Your goal:
All lines in the records below from the line with "What TikZ code" through the line with "(0,0) rectangle (1265,936);" are to be given again exactly, both ends included; the pictures are to be left out.

* START Records to process *

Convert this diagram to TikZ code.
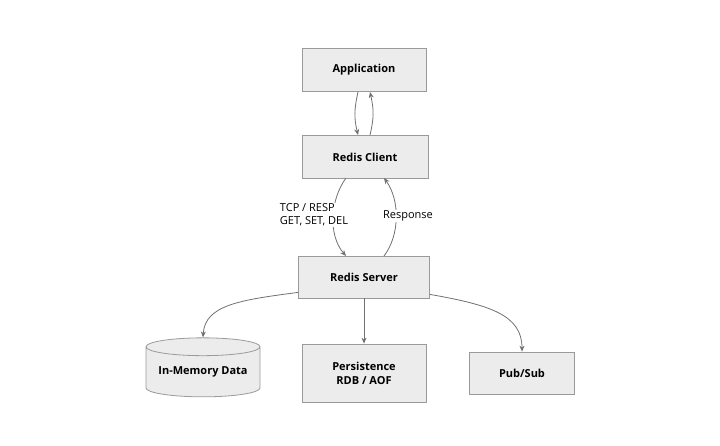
\documentclass[tikz,border=0pt]{standalone}
\usepackage{fontspec}
\setmainfont{Open Sans}
\usetikzlibrary{shapes.geometric,arrows.meta}
\definecolor{bx}{HTML}{ECECEC}
\definecolor{bd}{HTML}{9A9A9A}
\definecolor{ln}{HTML}{707070}
\begin{document}
\begin{tikzpicture}[x=1pt,y=-1pt,
  box/.style={draw=bd,fill=bx,line width=0.8pt,align=center,font=\fontsize{11}{14}\selectfont\bfseries,inner sep=0pt},
  ar/.style={draw=ln,line width=0.8pt,-{Stealth[length=6pt,width=5pt]}},
  lb/.style={fill=white,font=\fontsize{11}{13}\selectfont,align=left,inner sep=1pt}]
\useasboundingbox (0,0) rectangle (720,446);
\node[box,minimum width=124pt,minimum height=43pt] (app) at (364,70) {Application};
\node[box,minimum width=126pt,minimum height=43pt] (cli) at (365,157) {Redis Client};
\node[box,minimum width=131pt,minimum height=42pt] (srv) at (364,277) {Redis Server};
\node[box,cylinder,shape border rotate=90,aspect=0.2,minimum width=114pt,minimum height=59pt] (mem) at (203,372) {\raisebox{-6pt}{In-Memory Data}};
\node[box,minimum width=124pt,minimum height=58pt] (per) at (364,373) {Persistence\\RDB / AOF};
\node[box,minimum width=105pt,minimum height=42pt] (pub) at (522,373) {Pub/Sub};
\draw[ar] (358,92) .. controls (354,110) and (354,118) .. (358,135);
\draw[ar] (370,135) .. controls (374,118) and (374,110) .. (370,92);
\draw[ar] (346,178) .. controls (330,200) and (328,235) .. (346,256);
\draw[ar] (384,256) .. controls (400,235) and (400,200) .. (384,178);
\node[lb] at (314,215) {TCP / RESP\\GET, SET, DEL};
\node[lb] at (408,216) {Response};
\draw[ar] (srv.south west) ++(0,-6) .. controls (240,300) and (205,305) .. (mem.north);
\draw[ar] (srv) -- (per);
\draw[ar] (srv.south east) ++(0,-4) .. controls (490,305) and (522,315) .. (pub.north);
\end{tikzpicture}
\end{document}
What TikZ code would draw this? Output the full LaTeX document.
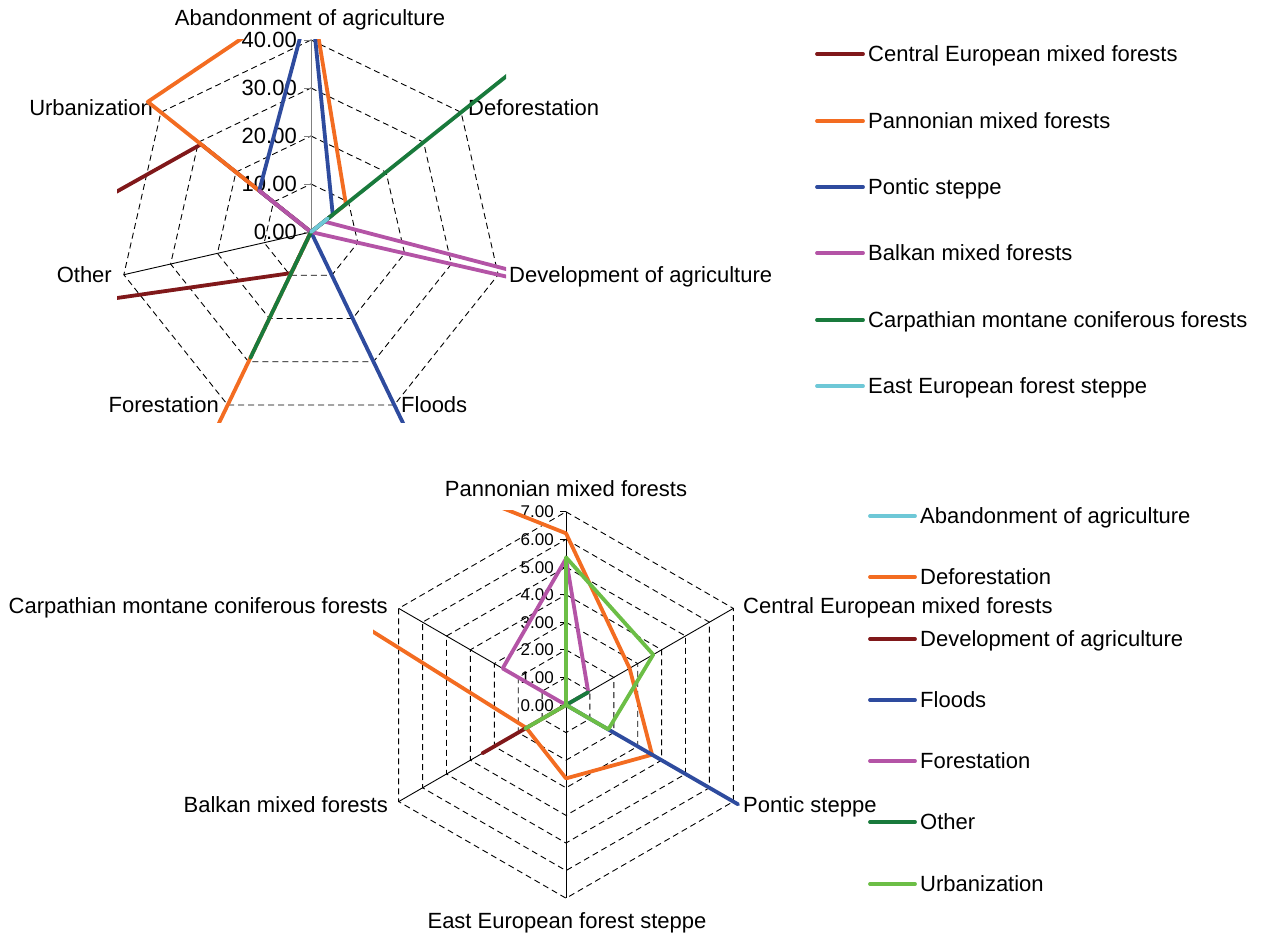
\documentclass[tikz,border=0pt]{standalone}
\usepackage{fontspec}
\setmainfont{Liberation Sans}
\definecolor{cemred}{RGB}{128,24,26}
\definecolor{pannorange}{RGB}{243,108,33}
\definecolor{ponticblue}{RGB}{46,75,158}
\definecolor{balkanpink}{RGB}{180,84,166}
\definecolor{carpgreen}{RGB}{25,122,60}
\definecolor{eastcyan}{RGB}{110,200,215}
\definecolor{urbangreen}{RGB}{108,190,70}
\tikzset{
  ring/.style={line width=0.9pt,dash pattern=on 6pt off 4pt},
  spoke/.style={line width=0.9pt},
  series/.style={line width=3.8pt,line join=round},
  swatch/.style={line width=3.8pt,line cap=round},
  lbl/.style={inner sep=0pt,font=\fontsize{22}{26}\selectfont,text height=15.8pt,text depth=0pt},
  smalllbl/.style={inner sep=0pt,font=\fontsize{17}{20}\selectfont,text height=12.2pt,text depth=0pt}
}

\begin{document}
\begin{tikzpicture}[x=1pt,y=1pt]
\useasboundingbox (0,0) rectangle (1265,936);

% threats by ecoregion (heptagon, 0 to 40)
\begin{scope}[shift={(311,704)}]
  \foreach \r in {1,...,4}
    \draw[ring] (90:{48*\r}) \foreach \i in {1,...,6}{ -- ({90-360/7*\i}:{48*\r}) } -- cycle;
  \foreach \i in {1,...,6}
    \draw[spoke] (0,0) -- ({90-360/7*\i}:192);
  \draw[spoke,gray] (0,0) -- (0,192);
  \foreach \k/\t in {0/0.00,1/10.00,2/20.00,3/30.00,4/40.00}{
    \draw[spoke,gray] (-7,{48*\k}) -- (0,{48*\k});
    \node[lbl,anchor=east] (ttick\k) at (-14,{48*\k}) {\t};
  }
  \node[lbl] (abandon) at (-1,214) {Abandonment of agriculture};
  \node[lbl,anchor=west] (defor) at (157,124) {Deforestation};
  \node[lbl,anchor=west] (develop) at (198,-43) {Development of agriculture};
  \node[lbl,anchor=west] (floods) at (90,-173) {Floods};
  \node[lbl,anchor=east] (forest) at (-92,-173) {Forestation};
  \node[lbl,anchor=east] (other) at (-199,-43) {Other};
  \node[lbl,anchor=east] (urban) at (-158,124) {Urbanization};
  \begin{scope}
    \clip (-194,-191) rectangle (195,192);
    \foreach \col/\vals in {cemred/{0,0,0,0,9.5,96,29.3},
        pannorange/{50,9.3,0,0,60,0,43.5},
        ponticblue/{49,5.8,0,70,0,0,13.8},
        balkanpink/{0,3.5,90,0,0,0,13.8},
        carpgreen/{0,70,0,0,29.1,0,0},
        eastcyan/{0,4.5,0,0,0,0,0}}{
      \foreach \v [count=\i from 0] in \vals
        \coordinate (t\i) at ({90-360/7*\i}:{4.8*\v});
      \draw[series,\col] (t0) -- (t1) -- (t2) -- (t3) -- (t4) -- (t5) -- (t6) -- cycle;
    }
  \end{scope}
\end{scope}

% ecoregions by threat (hexagon, 0 to 7)
\begin{scope}[shift={(566,231)}]
  \foreach \r in {1,...,7}
    \draw[ring] (90:{27.6*\r}) \foreach \i in {1,...,5}{ -- ({90-60*\i}:{27.6*\r}) } -- cycle;
  \foreach \i in {0,...,5}
    \draw[spoke] (0,0) -- ({90-60*\i}:193);
  \foreach \k in {0,...,7}{
    \draw[spoke] (-6,{27.6*\k}) -- (0,{27.6*\k});
    \node[smalllbl,anchor=east] (btick\k) at (-12,{27.6*\k}) {\k.00};
  }
  \node[lbl] (pannon) at (0,216) {Pannonian mixed forests};
  \node[lbl,anchor=west] (centeu) at (177,99) {Central European mixed forests};
  \node[lbl,anchor=west] (pontic) at (177,-99.5) {Pontic steppe};
  \node[lbl] (easteu) at (1,-215.5) {East European forest steppe};
  \node[lbl,anchor=east] (balkan) at (-178,-99.5) {Balkan mixed forests};
  \node[lbl,anchor=east] (carpath) at (-178,99.5) {Carpathian montane coniferous forests};
  \begin{scope}
    \clip (-193,-194) rectangle (193,194);
    \foreach \col/\vals in {eastcyan/{0,0,0,0,0,0},
        pannorange/{6.22,2.66,3.6,2.66,1.66,40},
        cemred/{0,0,0,0,3.5,0},
        ponticblue/{0,0,7.2,0,0,0},
        balkanpink/{5.3,0.93,0,0,0,2.65},
        carpgreen/{0,0.93,0,0,0,0},
        urbangreen/{5.35,3.65,1.77,0,1.71,0}}{
      \foreach \v [count=\i from 0] in \vals
        \coordinate (b\i) at ({90-60*\i}:{27.6*\v});
      \draw[series,\col] (b0) -- (b1) -- (b2) -- (b3) -- (b4) -- (b5) -- cycle;
    }
  \end{scope}
\end{scope}

% legends
\foreach \y/\col/\name [count=\n] in {54/cemred/Central European mixed forests,
    121/pannorange/Pannonian mixed forests,
    187/ponticblue/Pontic steppe,
    253/balkanpink/Balkan mixed forests,
    320/carpgreen/Carpathian montane coniferous forests,
    386/eastcyan/East European forest steppe}{
  \draw[swatch,\col] (817,{936-\y}) -- (863,{936-\y});
  \node[lbl,anchor=west] (tleg\n) at (868,{936-\y}) {\name};
}
\foreach \y/\col/\name [count=\n] in {516/eastcyan/Abandonment of agriculture,
    577/pannorange/Deforestation,
    639/cemred/Development of agriculture,
    700/ponticblue/Floods,
    761/balkanpink/Forestation,
    822/carpgreen/Other,
    884/urbangreen/Urbanization}{
  \draw[swatch,\col] (870,{936-\y}) -- (915,{936-\y});
  \node[lbl,anchor=west] (bleg\n) at (920,{936-\y}) {\name};
}
\end{tikzpicture}
\end{document}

* END Records to process *

Exercise solution:
What TikZ code would draw this? Output the full LaTeX document.
\documentclass[tikz,border=0pt]{standalone}
\usepackage{fontspec}
\setmainfont{Liberation Sans}
\definecolor{cemred}{RGB}{128,24,26}
\definecolor{pannorange}{RGB}{243,108,33}
\definecolor{ponticblue}{RGB}{46,75,158}
\definecolor{balkanpink}{RGB}{180,84,166}
\definecolor{carpgreen}{RGB}{25,122,60}
\definecolor{eastcyan}{RGB}{110,200,215}
\definecolor{urbangreen}{RGB}{108,190,70}
\tikzset{
  ring/.style={line width=0.9pt,dash pattern=on 6pt off 4pt},
  spoke/.style={line width=0.9pt},
  series/.style={line width=3.8pt,line join=round},
  swatch/.style={line width=3.8pt,line cap=round},
  lbl/.style={inner sep=0pt,font=\fontsize{22}{26}\selectfont,text height=15.8pt,text depth=0pt},
  smalllbl/.style={inner sep=0pt,font=\fontsize{17}{20}\selectfont,text height=12.2pt,text depth=0pt}
}

\begin{document}
\begin{tikzpicture}[x=1pt,y=1pt]
\useasboundingbox (0,0) rectangle (1265,936);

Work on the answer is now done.